The results of a study aimed at assessing the utility of transionospheric 35 MHz scintillation measurements toward cosmic radio sources for estimating the level of spatial coherence in high frequency (HF) skywave systems are presented. An array of four antennas in southern Maryland called the Deployable Low-band Ionosphere and Transient Experiment was used. Two of the antennas within a ∼350-m north/south baseline were used to monitor 35-MHz intensity variations of two bright cosmic sources, Cygnus A and Cassiopeia A. The other two antennas, which were within a ∼420-m east/west baseline, recorded the 7.85 MHz skywave from the CHU radio station near Ottawa, Ontario. These HF measurements were used to quantify the level of spatial coherence by measuring the amplitudes of the cross correlation of the two antennas' recorded voltages relative to the received power, which were typically ∼0.5 to 0.9, but occasionally near zero.

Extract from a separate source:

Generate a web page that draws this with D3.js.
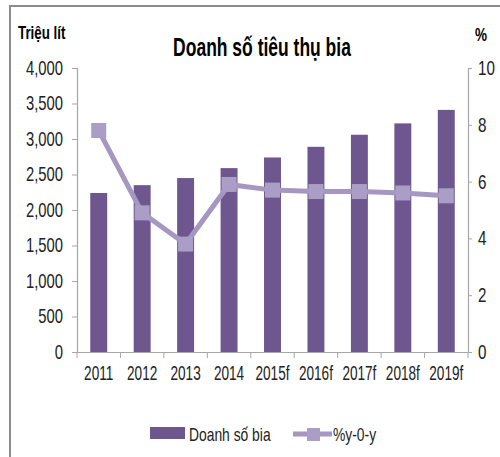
<!DOCTYPE html>
<html>
<head>
<meta charset="utf-8">
<script src="https://cdn.jsdelivr.net/npm/d3@7"></script>
<style>
  body { margin: 0; background: #fff; }
  text { font-family: "Liberation Sans", Arial, sans-serif; }
</style>
</head>
<body>
<div id="chart"></div>
<script>
const years = ["2011", "2012", "2013", "2014", "2015f", "2016f", "2017f", "2018f", "2019f"]
const sales = [2240, 2350, 2450, 2590, 2740, 2890, 3060, 3220, 3410]
const growth = [7.8, 4.9, 3.8, 5.9, 5.7, 5.65, 5.65, 5.6, 5.5]
const leftTicks = [0, 500, 1000, 1500, 2000, 2500, 3000, 3500, 4000]
const rightTicks = [0, 2, 4, 6, 8, 10]

const width = 500, height = 457
const plotL = 77, plotR = 468, plotT = 68, plotB = 352

// the source uses a narrow face, squeeze Liberation Sans around its anchor
const squeeze = function (sel, k) {
    sel.each(function () {
        const ax = +(this.getAttribute("x") || 0)
        d3.select(this)
            .attr("transform", `translate(${ax},0) scale(${k},1) translate(${-ax},0)`)
    })
}

const svg = d3.select("#chart").append("svg")
    .attr("width", width)
    .attr("height", height)

// outer frame
svg.append("path")
    .attr("d", `M10,${height} L10,6 L${width},6`)
    .attr("fill", "none")
    .attr("stroke", "#8c8c8c")
    .attr("stroke-width", 2)

const x = d3.scaleBand().domain(years).range([plotL, plotR])
const y = d3.scaleLinear().domain([0, 4000]).range([plotB, plotT])
const y2 = d3.scaleLinear().domain([0, 10]).range([plotB, plotT])

// bars
const barW = x.bandwidth() * 0.39
svg.selectAll(".bar")
    .data(sales)
    .enter().append("rect")
    .attr("class", "bar")
    .attr("x", (d, i) => x(years[i]) + x.bandwidth() / 2 - barW / 2)
    .attr("y", d => y(d))
    .attr("width", barW)
    .attr("height", d => plotB - y(d))
    .attr("fill", "#6e578f")

// axes
const leftAxis = svg.append("g")
    .attr("transform", `translate(${plotL},0)`)
    .call(d3.axisLeft(y).tickValues(leftTicks).tickSize(5).tickPadding(9).tickFormat(d3.format(",")))
const rightAxis = svg.append("g")
    .attr("transform", `translate(${plotR},0)`)
    .call(d3.axisRight(y2).tickValues(rightTicks).tickSize(4).tickPadding(6))
const xAxis = svg.append("g")
    .attr("transform", `translate(0,${plotB})`)
    .call(d3.axisBottom(x).tickSize(0).tickPadding(18))

// x tick marks at category boundaries
xAxis.selectAll(".bound")
    .data(d3.range(years.length + 1))
    .enter().append("line")
    .attr("class", "bound")
    .attr("x1", i => plotL + i * x.step())
    .attr("x2", i => plotL + i * x.step())
    .attr("y1", 0)
    .attr("y2", 6)
    .attr("stroke", "#a6a6a6")

svg.selectAll(".domain").attr("stroke", "#a6a6a6").attr("stroke-width", 1.2)
svg.selectAll(".tick line").attr("stroke", "#a6a6a6")
svg.selectAll(".tick text")
    .attr("fill", "#222")
    .style("font-size", "20px")
    .style("font-family", "'Liberation Sans', Arial, sans-serif")
xAxis.selectAll(".tick text").attr("dy", "0.5em")

squeeze(leftAxis.selectAll(".tick text"), 0.74)
squeeze(rightAxis.selectAll(".tick text"), 0.76)
squeeze(xAxis.selectAll(".tick text"), 0.68)

// growth line
const line = d3.line()
    .x((d, i) => x(years[i]) + x.bandwidth() / 2)
    .y(d => y2(d))
svg.append("path")
    .datum(growth)
    .attr("d", line)
    .attr("fill", "none")
    .attr("stroke", "#a597c1")
    .attr("stroke-width", 5)

const mk = 15
svg.selectAll(".mk")
    .data(growth)
    .enter().append("rect")
    .attr("class", "mk")
    .attr("x", (d, i) => x(years[i]) + x.bandwidth() / 2 - mk / 2)
    .attr("y", d => y2(d) - mk / 2)
    .attr("width", mk)
    .attr("height", mk)
    .attr("fill", "#aa9dc6")

// titles
const title = svg.append("text")
    .attr("x", 262)
    .attr("y", 56)
    .attr("text-anchor", "middle")
    .style("font-size", "25px")
    .style("font-weight", "bold")
    .text("Doanh số tiêu thụ bia")
squeeze(title, 0.70)

const unitL = svg.append("text")
    .attr("x", 18)
    .attr("y", 39)
    .style("font-size", "18px")
    .style("font-weight", "bold")
    .text("Triệu lít")
squeeze(unitL, 0.74)

const unitR = svg.append("text")
    .attr("x", 475)
    .attr("y", 41)
    .style("font-size", "18px")
    .style("font-weight", "bold")
    .text("%")
squeeze(unitR, 0.75)

// legend
const lg = svg.append("g")
lg.append("rect")
    .attr("x", 150).attr("y", 427).attr("width", 35).attr("height", 12)
    .attr("fill", "#6e578f")
lg.append("text")
    .attr("class", "lgt")
    .attr("x", 189).attr("y", 441)
    .style("font-size", "18px").attr("fill", "#222")
    .text("Doanh số bia")
lg.append("line")
    .attr("x1", 293).attr("x2", 332).attr("y1", 434).attr("y2", 434)
    .attr("stroke", "#a597c1").attr("stroke-width", 5)
lg.append("rect")
    .attr("x", 307).attr("y", 428).attr("width", 13).attr("height", 13)
    .attr("fill", "#aa9dc6")
lg.append("text")
    .attr("class", "lgt")
    .attr("x", 333).attr("y", 441)
    .style("font-size", "18px").attr("fill", "#222")
    .text("%y-0-y")
squeeze(lg.selectAll(".lgt"), 0.77)
</script>
</body>
</html>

An approximate scaling method was developed to estimate the expected cross-correlation amplitude based on the 35-MHz scintillations. This method assumes a single layer of irregularities at the reflection height that affects relatively small changes in electron density, the latter of which is generally appropriate for mid-latitudes. It also assumes that the irregularity distribution follows that of the background electron density. These calculations typically captured the day-to-day variations in spatial coherence well (correlation coefficient r ≃ 0.6) while only marginally reproducing hour-to-hour variations (r ≃ 0.2). Thus, this method holds promise as an economical and passive means to assess the spatial coherence expected for skywave propagation within a given mid-latitude region.